A meta-analysis of 10 RCTs, involving 13,715 patients and including both rosiglitazone- and pioglitazone-treated patients, showed an overall 45% increased risk of fracture with thiazolidone use compared with placebo or active comparator. It doubled the risk of fractures among women with type 2 diabetes, without a significant increase in risk of fractures among men with type 2 diabetes (moderate streght of evidence) 
Preliminary data from a 10-year epidemiological study from Takeda Pharmaceutical Company indicated a possible link between pioglitazone (Actos) and bladder cancer. The findings prompted the FDA to order safety reviews for the drug in September 2010.
On 9 June 2011 the French Agency for the Safety of Health Products decided to withdraw pioglitazone in regards to high risk of bladder cancer. This suspension was based on the results of an epidemiological study conducted by the French National Health Insurance. According to the results of the epidemiological study, the French agency found that patients, who were taking Actos for a long time to aid in type 2 diabetes mellitus, significantly increased risk of bladder cancer compared with patients who were taking other diabetes medications. On 10 June 2011 Germany's Federal Institute for Drugs and Medical Devices also advised doctors not to prescribe the medication until further investigation of the cancer risk had been conducted.

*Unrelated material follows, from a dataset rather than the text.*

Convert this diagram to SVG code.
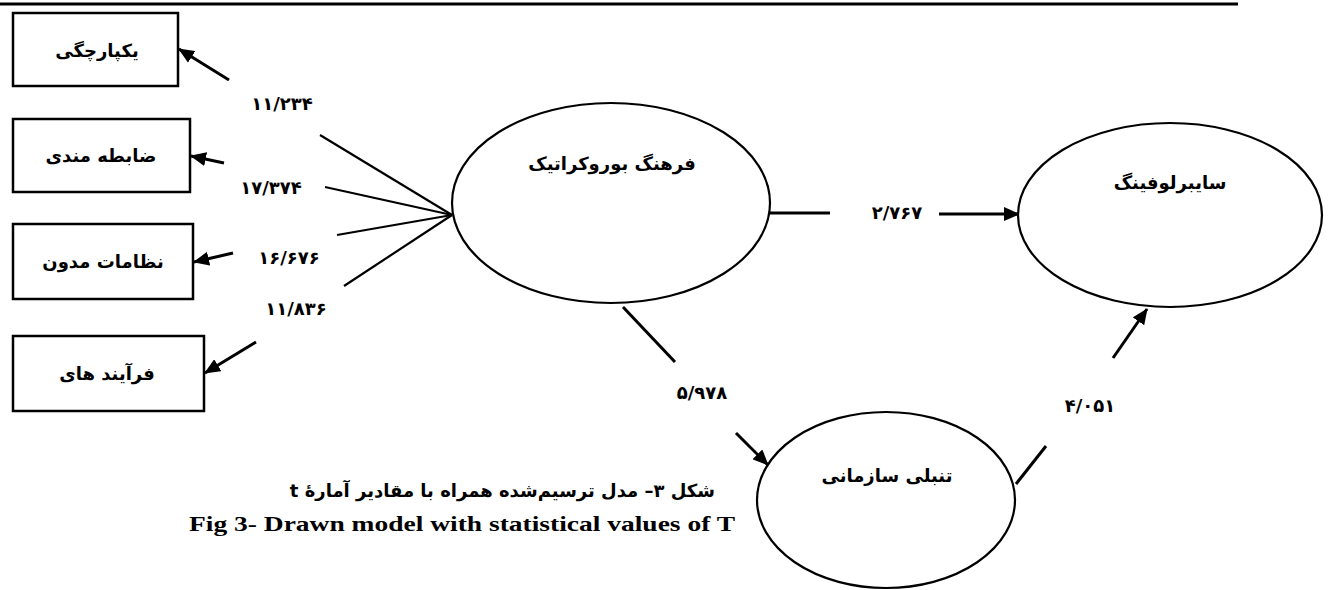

On 15 June 2011 the U.S. FDA announced that pioglitazone use for more than one year may be associated with an increased risk of bladder cancer, and that the information about this risk will be added to the Warnings and Precautions section of the label for pioglitazone-containing medicines. The patient Medication Guide for these medicines will also be revised to include information on the risk of bladder cancer. On 21 July 2011 the European Medicines Agency recommended new contra-indications and warnings for pioglitazone to reduce the small increased risk of bladder cancer; but also concluded the balance remained positive in a limited population of type 2 diabetics.
A 2012 meta analysis found a numerically higher risk of bladder cancer in one trial and a 22% higher risk in three cohort studies. It was criticised because in fact in the Proactive trial from 2005 there was a 2,8% significantly higher risk of bladder cancer, and a numerically higher risk of bladder tumours. Another meta analysis found a modest but clinically significant increased risk of bladder cancer with pioglitazone that appeared related to cumulative dose and duration of exposure.
In 2013 the health ministry of India has suspended the sale of Pioglitazone and all its combinations, after the drug was banned in France, Canada, Australia, New Zealand and Japan.
Both thiazolidinediones cause a similar degree of weight gain to that caused by sulfonylureas (moderate strength of evidence).
Post-marketing reports of new-onset or worsening diabetic macular oedema with decreased visual acuity have been reported with thiazolidinediones, including pioglitazone. A retrospective cohort study showed an association between the use of thiazolineiones (TZDs) and the incidence of diabetic macular edema (DME). Both use was associated with a 2,3 higher risk at 1 year and at 10 year follow-up, rising to 3 if associated with insulin.